一方、中国では清仏戦争は近代的な国家主義運動の出現を促し、旧態依然の君主制を取る清朝の歴史的な役割を終わらせる切っ掛けとなった。

1884年8月23日の福建艦隊の敗北は清朝の進めてきた近代化政策(洋務運動)に大きな失望を抱かせた。清仏戦争の教訓の全てが清朝帝国の前近代的な指揮系統や装備を示していた。主要艦隊の一部は戦いに加わらなかったが、これを日本に対する備えにしたという帝国上層部の弁明は全く説得力を持たなかった。虎の子の海軍部隊を出し惜しんだ事が、フランス軍の遠征艦隊に絶対的な有利を与えた事は明らかだった。

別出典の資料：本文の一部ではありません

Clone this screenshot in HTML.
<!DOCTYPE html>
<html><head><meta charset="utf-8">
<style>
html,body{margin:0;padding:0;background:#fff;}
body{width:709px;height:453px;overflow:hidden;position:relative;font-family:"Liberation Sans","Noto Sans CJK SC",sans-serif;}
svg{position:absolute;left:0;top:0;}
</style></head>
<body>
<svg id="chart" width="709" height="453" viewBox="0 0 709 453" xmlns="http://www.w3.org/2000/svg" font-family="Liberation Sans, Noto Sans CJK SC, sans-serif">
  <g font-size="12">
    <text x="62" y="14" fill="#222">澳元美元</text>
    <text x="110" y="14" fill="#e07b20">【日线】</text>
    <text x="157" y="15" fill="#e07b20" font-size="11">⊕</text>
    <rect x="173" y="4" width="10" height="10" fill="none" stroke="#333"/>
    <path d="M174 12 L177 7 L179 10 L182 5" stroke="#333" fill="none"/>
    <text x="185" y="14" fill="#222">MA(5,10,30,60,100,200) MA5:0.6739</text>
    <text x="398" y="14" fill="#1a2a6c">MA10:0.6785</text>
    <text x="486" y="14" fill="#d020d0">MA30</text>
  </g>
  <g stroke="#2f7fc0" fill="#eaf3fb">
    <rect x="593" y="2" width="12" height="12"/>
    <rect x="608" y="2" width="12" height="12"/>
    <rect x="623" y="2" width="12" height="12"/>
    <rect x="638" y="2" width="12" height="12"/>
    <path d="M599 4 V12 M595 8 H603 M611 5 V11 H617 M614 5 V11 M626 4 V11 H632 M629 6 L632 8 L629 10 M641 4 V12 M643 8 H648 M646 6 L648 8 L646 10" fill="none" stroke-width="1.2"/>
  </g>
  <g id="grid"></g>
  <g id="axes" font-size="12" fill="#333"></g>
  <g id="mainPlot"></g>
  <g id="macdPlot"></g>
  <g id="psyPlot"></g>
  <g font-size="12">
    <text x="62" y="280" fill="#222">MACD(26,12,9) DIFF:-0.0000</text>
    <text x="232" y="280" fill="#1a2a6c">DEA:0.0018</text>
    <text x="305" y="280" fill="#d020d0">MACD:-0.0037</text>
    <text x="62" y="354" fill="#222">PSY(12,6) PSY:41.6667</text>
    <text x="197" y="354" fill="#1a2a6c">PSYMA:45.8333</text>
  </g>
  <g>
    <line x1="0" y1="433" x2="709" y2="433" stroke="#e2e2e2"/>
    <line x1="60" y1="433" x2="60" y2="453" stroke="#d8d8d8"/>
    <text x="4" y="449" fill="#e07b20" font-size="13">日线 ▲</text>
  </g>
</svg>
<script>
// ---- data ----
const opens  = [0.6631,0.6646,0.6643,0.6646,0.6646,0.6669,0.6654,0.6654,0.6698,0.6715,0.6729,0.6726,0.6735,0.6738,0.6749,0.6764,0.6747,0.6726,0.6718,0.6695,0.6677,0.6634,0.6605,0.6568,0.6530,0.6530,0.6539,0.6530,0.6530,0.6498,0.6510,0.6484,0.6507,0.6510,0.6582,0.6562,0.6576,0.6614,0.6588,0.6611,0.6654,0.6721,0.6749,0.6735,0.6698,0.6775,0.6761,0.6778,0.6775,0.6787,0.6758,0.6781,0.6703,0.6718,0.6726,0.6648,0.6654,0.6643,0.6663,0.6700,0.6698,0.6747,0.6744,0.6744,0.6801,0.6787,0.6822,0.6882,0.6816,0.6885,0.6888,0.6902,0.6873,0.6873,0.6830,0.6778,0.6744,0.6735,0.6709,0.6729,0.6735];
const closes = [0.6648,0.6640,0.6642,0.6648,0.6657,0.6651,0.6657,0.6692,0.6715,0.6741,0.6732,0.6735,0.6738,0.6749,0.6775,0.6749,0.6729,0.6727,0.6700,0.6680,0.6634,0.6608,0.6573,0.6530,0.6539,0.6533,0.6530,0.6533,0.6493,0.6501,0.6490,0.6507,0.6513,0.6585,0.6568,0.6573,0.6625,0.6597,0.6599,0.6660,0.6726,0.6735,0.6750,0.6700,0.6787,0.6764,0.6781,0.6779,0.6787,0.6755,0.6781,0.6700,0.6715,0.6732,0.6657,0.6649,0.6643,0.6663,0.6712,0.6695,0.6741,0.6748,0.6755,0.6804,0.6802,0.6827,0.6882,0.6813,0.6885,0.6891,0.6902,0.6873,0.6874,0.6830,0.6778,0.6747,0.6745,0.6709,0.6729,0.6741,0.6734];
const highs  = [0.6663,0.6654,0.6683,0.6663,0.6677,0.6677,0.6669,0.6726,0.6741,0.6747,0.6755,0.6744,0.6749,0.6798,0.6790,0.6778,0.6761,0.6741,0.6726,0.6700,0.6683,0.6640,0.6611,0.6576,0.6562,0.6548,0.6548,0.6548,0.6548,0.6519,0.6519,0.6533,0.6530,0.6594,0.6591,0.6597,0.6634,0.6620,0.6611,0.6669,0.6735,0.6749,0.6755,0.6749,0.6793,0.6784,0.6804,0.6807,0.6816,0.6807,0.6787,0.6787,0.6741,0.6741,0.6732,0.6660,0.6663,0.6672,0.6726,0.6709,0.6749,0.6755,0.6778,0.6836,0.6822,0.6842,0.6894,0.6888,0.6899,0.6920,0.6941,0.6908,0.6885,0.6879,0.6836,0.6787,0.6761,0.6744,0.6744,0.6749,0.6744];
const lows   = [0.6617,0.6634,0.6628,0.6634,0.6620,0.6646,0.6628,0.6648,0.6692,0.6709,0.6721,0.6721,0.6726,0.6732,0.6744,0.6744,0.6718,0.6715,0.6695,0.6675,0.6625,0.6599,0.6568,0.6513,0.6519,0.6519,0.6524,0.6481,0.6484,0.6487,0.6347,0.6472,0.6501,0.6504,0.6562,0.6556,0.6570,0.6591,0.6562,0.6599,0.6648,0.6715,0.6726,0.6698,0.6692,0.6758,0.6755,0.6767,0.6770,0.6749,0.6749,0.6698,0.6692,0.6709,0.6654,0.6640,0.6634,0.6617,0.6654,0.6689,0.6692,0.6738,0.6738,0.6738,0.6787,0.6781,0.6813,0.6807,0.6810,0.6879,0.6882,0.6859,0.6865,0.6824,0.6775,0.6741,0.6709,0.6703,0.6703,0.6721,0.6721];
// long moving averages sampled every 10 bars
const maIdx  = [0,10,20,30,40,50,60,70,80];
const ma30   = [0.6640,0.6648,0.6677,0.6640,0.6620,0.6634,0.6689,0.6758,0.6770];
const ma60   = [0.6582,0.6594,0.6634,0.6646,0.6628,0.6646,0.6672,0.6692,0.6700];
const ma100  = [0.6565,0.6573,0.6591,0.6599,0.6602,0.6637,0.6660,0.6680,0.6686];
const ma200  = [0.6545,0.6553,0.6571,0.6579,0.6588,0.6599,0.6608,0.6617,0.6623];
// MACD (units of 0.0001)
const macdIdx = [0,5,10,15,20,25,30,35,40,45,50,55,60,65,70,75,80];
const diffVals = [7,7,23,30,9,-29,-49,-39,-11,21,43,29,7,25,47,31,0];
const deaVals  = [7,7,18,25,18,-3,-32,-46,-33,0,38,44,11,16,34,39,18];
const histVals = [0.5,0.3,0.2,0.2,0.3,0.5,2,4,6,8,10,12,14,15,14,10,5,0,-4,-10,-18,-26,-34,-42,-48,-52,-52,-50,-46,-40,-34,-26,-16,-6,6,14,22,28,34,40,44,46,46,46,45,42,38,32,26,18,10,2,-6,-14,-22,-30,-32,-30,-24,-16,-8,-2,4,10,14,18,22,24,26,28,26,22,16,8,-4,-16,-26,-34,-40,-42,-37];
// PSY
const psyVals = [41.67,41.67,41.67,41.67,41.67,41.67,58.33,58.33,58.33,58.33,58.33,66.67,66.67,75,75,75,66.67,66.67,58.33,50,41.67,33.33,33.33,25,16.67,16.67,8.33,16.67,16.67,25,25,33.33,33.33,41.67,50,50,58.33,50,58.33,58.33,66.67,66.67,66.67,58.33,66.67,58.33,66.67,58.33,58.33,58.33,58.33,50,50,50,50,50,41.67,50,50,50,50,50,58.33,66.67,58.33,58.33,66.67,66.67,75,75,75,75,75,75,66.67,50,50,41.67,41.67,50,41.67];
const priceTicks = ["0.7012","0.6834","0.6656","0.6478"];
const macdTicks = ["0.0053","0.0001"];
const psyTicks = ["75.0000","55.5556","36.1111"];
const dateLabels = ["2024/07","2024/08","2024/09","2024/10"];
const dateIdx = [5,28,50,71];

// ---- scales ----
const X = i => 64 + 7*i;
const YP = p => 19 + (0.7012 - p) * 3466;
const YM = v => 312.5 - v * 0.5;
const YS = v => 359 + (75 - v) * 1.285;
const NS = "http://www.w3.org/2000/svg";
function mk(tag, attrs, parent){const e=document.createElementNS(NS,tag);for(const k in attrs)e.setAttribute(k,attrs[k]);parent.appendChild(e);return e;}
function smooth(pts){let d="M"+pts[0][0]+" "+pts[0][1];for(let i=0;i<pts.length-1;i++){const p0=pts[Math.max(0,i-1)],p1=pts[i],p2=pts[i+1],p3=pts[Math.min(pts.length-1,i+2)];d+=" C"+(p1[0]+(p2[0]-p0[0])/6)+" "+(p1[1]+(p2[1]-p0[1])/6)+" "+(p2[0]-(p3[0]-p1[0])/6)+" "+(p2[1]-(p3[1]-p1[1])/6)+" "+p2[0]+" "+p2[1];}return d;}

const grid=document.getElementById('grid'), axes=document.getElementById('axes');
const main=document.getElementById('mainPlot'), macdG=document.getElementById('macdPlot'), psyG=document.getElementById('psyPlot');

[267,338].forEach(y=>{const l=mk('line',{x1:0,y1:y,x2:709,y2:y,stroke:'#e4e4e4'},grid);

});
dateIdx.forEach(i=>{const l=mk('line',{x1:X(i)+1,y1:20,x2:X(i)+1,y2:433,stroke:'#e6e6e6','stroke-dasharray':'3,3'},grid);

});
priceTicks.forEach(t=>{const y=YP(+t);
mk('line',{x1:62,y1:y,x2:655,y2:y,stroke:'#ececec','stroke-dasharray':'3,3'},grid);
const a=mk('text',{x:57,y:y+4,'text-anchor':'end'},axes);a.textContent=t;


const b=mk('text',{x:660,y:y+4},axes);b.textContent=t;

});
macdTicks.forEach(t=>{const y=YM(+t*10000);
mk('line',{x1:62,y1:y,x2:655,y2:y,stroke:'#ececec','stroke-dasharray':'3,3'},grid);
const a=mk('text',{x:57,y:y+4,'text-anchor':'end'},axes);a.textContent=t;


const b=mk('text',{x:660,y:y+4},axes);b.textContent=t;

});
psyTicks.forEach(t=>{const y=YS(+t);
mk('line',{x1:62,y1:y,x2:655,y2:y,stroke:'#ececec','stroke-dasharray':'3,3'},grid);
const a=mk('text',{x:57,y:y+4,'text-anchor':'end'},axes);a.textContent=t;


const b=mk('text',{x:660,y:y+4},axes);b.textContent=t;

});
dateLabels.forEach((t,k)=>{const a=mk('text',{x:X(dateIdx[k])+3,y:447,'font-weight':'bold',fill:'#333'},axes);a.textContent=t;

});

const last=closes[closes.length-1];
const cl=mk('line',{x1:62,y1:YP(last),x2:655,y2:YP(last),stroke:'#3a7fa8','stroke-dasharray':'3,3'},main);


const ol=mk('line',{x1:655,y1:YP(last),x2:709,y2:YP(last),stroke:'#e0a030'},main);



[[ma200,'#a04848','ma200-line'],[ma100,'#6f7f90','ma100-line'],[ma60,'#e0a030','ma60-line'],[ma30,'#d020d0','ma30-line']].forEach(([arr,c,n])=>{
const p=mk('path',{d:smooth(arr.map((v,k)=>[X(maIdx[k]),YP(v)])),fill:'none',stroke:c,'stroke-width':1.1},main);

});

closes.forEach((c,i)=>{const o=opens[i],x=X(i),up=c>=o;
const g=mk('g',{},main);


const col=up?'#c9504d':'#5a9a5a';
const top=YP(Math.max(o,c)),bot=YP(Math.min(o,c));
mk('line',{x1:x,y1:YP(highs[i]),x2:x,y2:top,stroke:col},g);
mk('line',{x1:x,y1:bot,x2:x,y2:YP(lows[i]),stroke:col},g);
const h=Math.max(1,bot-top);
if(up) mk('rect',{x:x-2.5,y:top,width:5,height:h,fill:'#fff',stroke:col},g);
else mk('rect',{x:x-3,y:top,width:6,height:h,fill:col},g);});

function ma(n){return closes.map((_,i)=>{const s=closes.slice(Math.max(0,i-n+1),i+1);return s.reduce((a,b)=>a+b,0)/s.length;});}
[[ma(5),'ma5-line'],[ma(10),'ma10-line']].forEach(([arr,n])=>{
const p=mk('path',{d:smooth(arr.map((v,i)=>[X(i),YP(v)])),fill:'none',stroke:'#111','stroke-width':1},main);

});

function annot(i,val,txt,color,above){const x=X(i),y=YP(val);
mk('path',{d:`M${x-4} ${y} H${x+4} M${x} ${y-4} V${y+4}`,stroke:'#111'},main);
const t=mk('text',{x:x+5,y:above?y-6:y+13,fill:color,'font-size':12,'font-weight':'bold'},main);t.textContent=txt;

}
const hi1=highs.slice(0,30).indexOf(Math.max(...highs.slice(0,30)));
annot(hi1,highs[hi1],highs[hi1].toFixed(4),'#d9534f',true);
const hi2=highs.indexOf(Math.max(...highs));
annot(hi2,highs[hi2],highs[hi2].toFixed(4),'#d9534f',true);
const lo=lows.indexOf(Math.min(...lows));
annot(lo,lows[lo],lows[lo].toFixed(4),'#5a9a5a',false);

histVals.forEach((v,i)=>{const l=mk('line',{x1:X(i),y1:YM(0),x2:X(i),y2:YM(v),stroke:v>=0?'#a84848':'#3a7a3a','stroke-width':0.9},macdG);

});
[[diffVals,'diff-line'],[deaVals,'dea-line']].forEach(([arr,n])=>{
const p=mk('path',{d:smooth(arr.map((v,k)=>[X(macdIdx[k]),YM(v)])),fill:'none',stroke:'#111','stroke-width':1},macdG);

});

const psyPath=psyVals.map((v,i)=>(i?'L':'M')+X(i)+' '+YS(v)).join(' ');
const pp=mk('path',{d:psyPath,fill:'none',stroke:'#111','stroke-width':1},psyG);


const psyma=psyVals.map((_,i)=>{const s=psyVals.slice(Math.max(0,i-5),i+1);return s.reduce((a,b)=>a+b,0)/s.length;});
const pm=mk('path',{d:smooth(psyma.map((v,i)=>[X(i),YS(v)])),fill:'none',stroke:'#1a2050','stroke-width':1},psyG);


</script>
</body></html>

女帝と宮殿の官僚達は1885年10月に海軍の近代化と指揮権の統合を進め、清仏戦争後の10年間に進められた近代化政策は海軍を精強にする事で植民地戦争の阻止を実行に移した筈だった。しかし、改革の利益は古い政治体制の下では帝国内の腐敗によって無為に帰すばかりで無効にされ、戦争に寄与せず日清戦争にも敗れてしまった。清仏戦争は中国にとって帝政に変わる制度が必要である事を示した出来事のひとつに過ぎなかったのである。

日本との関わり

フランス国内では、リヴィエール死後の1883年6月にトンキンでの軍事的敗北を相殺するために、日本の参戦を促す動きがあった。[要出典]

中国軍や黒旗軍の攻撃が深まるにつれ、フランス政府は不平等条約の改定などの条件を出して打診を行った。しかし当時の日本にとって中国との全面戦争は危険すぎる行為であり、国際状況の推移によって多少の変化はあったものの、参戦には後ろ向きだった。戦争後半の1884年12月4日に起こった甲申政変をきっかけに日本国内で対中感情が悪化して参戦論が高まる(時の外務卿井上馨は参戦に意欲を示したが、伊藤博文西郷従道らが反対)が、逆にフランスの方はランソン攻勢の辺りになると日本の参戦に興味を失い、殆ど呼びかけに応じなかった。

結局、清仏戦争に日本が関わることは最後までなく、中国とフランスの戦争として終わった。